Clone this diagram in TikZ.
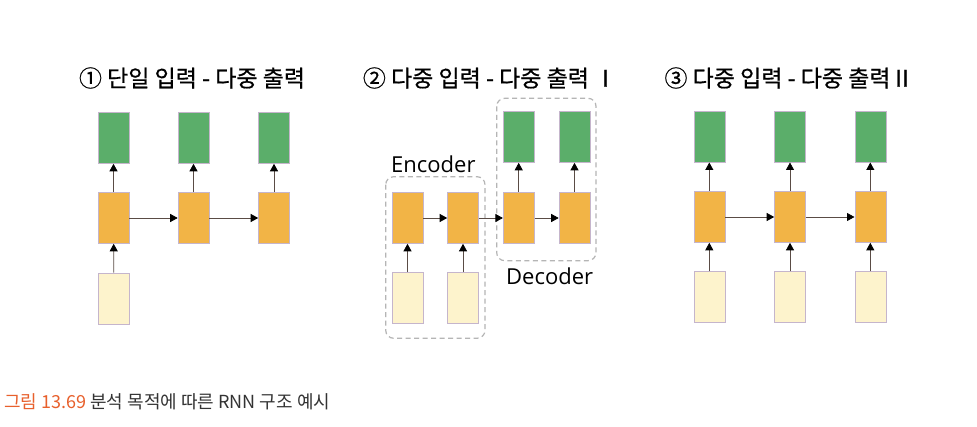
\documentclass[tikz,border=0pt]{standalone}
\usepackage{fontspec}
\newfontfamily\krfont{Noto Sans CJK KR}
\newfontfamily\krtitle[FakeBold=0.6]{Noto Sans CJK KR}
\newfontfamily\latfont{Open Sans}
\usetikzlibrary{arrows.meta}
\definecolor{cgreen}{HTML}{5BAE6A}
\definecolor{corange}{HTML}{F2B446}
\definecolor{cinput}{HTML}{FDF3CC}
\definecolor{cborder}{HTML}{C5B5CC}
\definecolor{carrow}{HTML}{5A4C45}
\definecolor{cdash}{HTML}{B5B5B5}
\definecolor{ccapred}{HTML}{E8602C}
\definecolor{ccaptxt}{HTML}{333333}
\tikzset{
  cell/.style={rectangle, draw=cborder, line width=0.6pt, minimum width=31pt, minimum height=51pt, inner sep=0pt},
  outcell/.style={cell, fill=cgreen},
  hidcell/.style={cell, fill=corange},
  incell/.style={cell, fill=cinput},
  conn/.style={draw=carrow, line width=0.8pt, -{Triangle[color=black,length=7.5pt,width=8pt]}},
  groupbox/.style={draw=cdash, line width=1.2pt, dash pattern=on 5pt off 3.5pt, rounded corners=8pt},
  ttl/.style={font=\krtitle\fontsize{23}{27}\selectfont, inner sep=0pt, text=black},
  lbl/.style={font=\latfont\fontsize{22}{26}\selectfont, inner sep=0pt, text=black},
}
\begin{document}
\begin{tikzpicture}[x=1pt,y=-1pt]
\useasboundingbox[fill=white] (0,0) rectangle (977,427);
% titles
\node[ttl] (t1) at (192,78) {① 단일 입력 - 다중 출력};
\node[ttl] (t2) at (490,78) {② 다중 입력 - 다중 출력 Ⅰ};
\node[ttl] (t3) at (789,78) {③ 다중 입력 - 다중 출력Ⅱ};
% panel 1
\node[outcell] (a1o) at (113.5,138) {};
\node[outcell] (a2o) at (193.5,138) {};
\node[outcell] (a3o) at (274,138) {};
\node[hidcell] (a1h) at (113.5,218) {};
\node[hidcell] (a2h) at (193.5,218) {};
\node[hidcell] (a3h) at (274,218) {};
\node[incell] (a1i) at (114,298.5) {};
\draw[conn] (a1i) -- (a1h);
\draw[conn] (a1h) -- (a1o);
\draw[conn] (a2h) -- (a2o);
\draw[conn] (a3h) -- (a3o);
\draw[conn] (a1h) -- (a2h);
\draw[conn] (a2h) -- (a3h);
% panel 2
\draw[groupbox] (385.7,176.7) rectangle (485,338.3);
\draw[groupbox] (496.7,98.3) rectangle (596,260.7);
\node[lbl, anchor=base west] (enc) at (391,173) {Encoder};
\node[lbl, anchor=base west] (dec) at (506,285) {Decoder};
\node[hidcell] (b1h) at (407.5,218) {};
\node[hidcell] (b2h) at (463,218) {};
\node[incell] (b1i) at (407.5,298) {};
\node[incell] (b2i) at (463,298) {};
\node[outcell] (b3o) at (518.7,137) {};
\node[outcell] (b4o) at (574.5,137) {};
\node[hidcell] (b3h) at (518.7,218) {};
\node[hidcell] (b4h) at (574.5,218) {};
\draw[conn] (b1i) -- (b1h);
\draw[conn] (b2i) -- (b2h);
\draw[conn] (b1h) -- (b2h);
\draw[conn] (b2h) -- (b3h);
\draw[conn] (b3h) -- (b4h);
\draw[conn] (b3h) -- (b3o);
\draw[conn] (b4h) -- (b4o);
% panel 3
\node[outcell] (c1o) at (709.3,136.7) {};
\node[outcell] (c2o) at (790,136.7) {};
\node[outcell] (c3o) at (870.3,136.7) {};
\node[hidcell] (c1h) at (709.3,217) {};
\node[hidcell] (c2h) at (790,217) {};
\node[hidcell] (c3h) at (870.3,217) {};
\node[incell] (c1i) at (709.3,297.2) {};
\node[incell] (c2i) at (790,297.2) {};
\node[incell] (c3i) at (870.3,297.2) {};
\foreach \k in {1,2,3}{
  \draw[conn] (c\k i) -- (c\k h);
  \draw[conn] (c\k h) -- (c\k o);
}
\draw[conn] (c1h) -- (c2h);
\draw[conn] (c2h) -- (c3h);
% caption
\node[anchor=west, inner sep=0pt, font=\krfont\fontsize{18}{21}\selectfont] (cap) at (4,401.7) {\textcolor{ccapred}{그림 13.69} \textcolor{ccaptxt}{분석 목적에 따른 RNN 구조 예시}};
\end{tikzpicture}
\end{document}
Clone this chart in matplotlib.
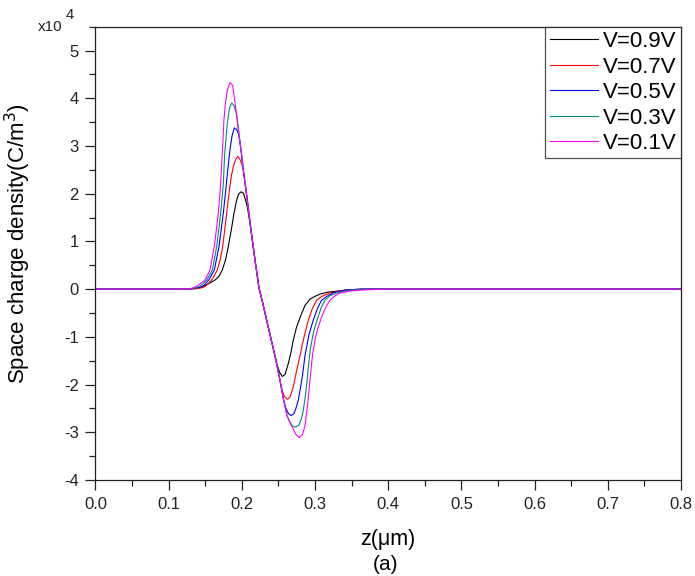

TO BE DONE: Repeat the records above exactly, omitting every picture.

IN RESPONSE:
Clone this diagram in TikZ.
\documentclass[tikz,border=0pt]{standalone}
\usepackage{fontspec}
\newfontfamily\krfont{Noto Sans CJK KR}
\newfontfamily\krtitle[FakeBold=0.6]{Noto Sans CJK KR}
\newfontfamily\latfont{Open Sans}
\usetikzlibrary{arrows.meta}
\definecolor{cgreen}{HTML}{5BAE6A}
\definecolor{corange}{HTML}{F2B446}
\definecolor{cinput}{HTML}{FDF3CC}
\definecolor{cborder}{HTML}{C5B5CC}
\definecolor{carrow}{HTML}{5A4C45}
\definecolor{cdash}{HTML}{B5B5B5}
\definecolor{ccapred}{HTML}{E8602C}
\definecolor{ccaptxt}{HTML}{333333}
\tikzset{
  cell/.style={rectangle, draw=cborder, line width=0.6pt, minimum width=31pt, minimum height=51pt, inner sep=0pt},
  outcell/.style={cell, fill=cgreen},
  hidcell/.style={cell, fill=corange},
  incell/.style={cell, fill=cinput},
  conn/.style={draw=carrow, line width=0.8pt, -{Triangle[color=black,length=7.5pt,width=8pt]}},
  groupbox/.style={draw=cdash, line width=1.2pt, dash pattern=on 5pt off 3.5pt, rounded corners=8pt},
  ttl/.style={font=\krtitle\fontsize{23}{27}\selectfont, inner sep=0pt, text=black},
  lbl/.style={font=\latfont\fontsize{22}{26}\selectfont, inner sep=0pt, text=black},
}
\begin{document}
\begin{tikzpicture}[x=1pt,y=-1pt]
\useasboundingbox[fill=white] (0,0) rectangle (977,427);
% titles
\node[ttl] (t1) at (192,78) {① 단일 입력 - 다중 출력};
\node[ttl] (t2) at (490,78) {② 다중 입력 - 다중 출력 Ⅰ};
\node[ttl] (t3) at (789,78) {③ 다중 입력 - 다중 출력Ⅱ};
% panel 1
\node[outcell] (a1o) at (113.5,138) {};
\node[outcell] (a2o) at (193.5,138) {};
\node[outcell] (a3o) at (274,138) {};
\node[hidcell] (a1h) at (113.5,218) {};
\node[hidcell] (a2h) at (193.5,218) {};
\node[hidcell] (a3h) at (274,218) {};
\node[incell] (a1i) at (114,298.5) {};
\draw[conn] (a1i) -- (a1h);
\draw[conn] (a1h) -- (a1o);
\draw[conn] (a2h) -- (a2o);
\draw[conn] (a3h) -- (a3o);
\draw[conn] (a1h) -- (a2h);
\draw[conn] (a2h) -- (a3h);
% panel 2
\draw[groupbox] (385.7,176.7) rectangle (485,338.3);
\draw[groupbox] (496.7,98.3) rectangle (596,260.7);
\node[lbl, anchor=base west] (enc) at (391,173) {Encoder};
\node[lbl, anchor=base west] (dec) at (506,285) {Decoder};
\node[hidcell] (b1h) at (407.5,218) {};
\node[hidcell] (b2h) at (463,218) {};
\node[incell] (b1i) at (407.5,298) {};
\node[incell] (b2i) at (463,298) {};
\node[outcell] (b3o) at (518.7,137) {};
\node[outcell] (b4o) at (574.5,137) {};
\node[hidcell] (b3h) at (518.7,218) {};
\node[hidcell] (b4h) at (574.5,218) {};
\draw[conn] (b1i) -- (b1h);
\draw[conn] (b2i) -- (b2h);
\draw[conn] (b1h) -- (b2h);
\draw[conn] (b2h) -- (b3h);
\draw[conn] (b3h) -- (b4h);
\draw[conn] (b3h) -- (b3o);
\draw[conn] (b4h) -- (b4o);
% panel 3
\node[outcell] (c1o) at (709.3,136.7) {};
\node[outcell] (c2o) at (790,136.7) {};
\node[outcell] (c3o) at (870.3,136.7) {};
\node[hidcell] (c1h) at (709.3,217) {};
\node[hidcell] (c2h) at (790,217) {};
\node[hidcell] (c3h) at (870.3,217) {};
\node[incell] (c1i) at (709.3,297.2) {};
\node[incell] (c2i) at (790,297.2) {};
\node[incell] (c3i) at (870.3,297.2) {};
\foreach \k in {1,2,3}{
  \draw[conn] (c\k i) -- (c\k h);
  \draw[conn] (c\k h) -- (c\k o);
}
\draw[conn] (c1h) -- (c2h);
\draw[conn] (c2h) -- (c3h);
% caption
\node[anchor=west, inner sep=0pt, font=\krfont\fontsize{18}{21}\selectfont] (cap) at (4,401.7) {\textcolor{ccapred}{그림 13.69} \textcolor{ccaptxt}{분석 목적에 따른 RNN 구조 예시}};
\end{tikzpicture}
\end{document}
Clone this chart in matplotlib.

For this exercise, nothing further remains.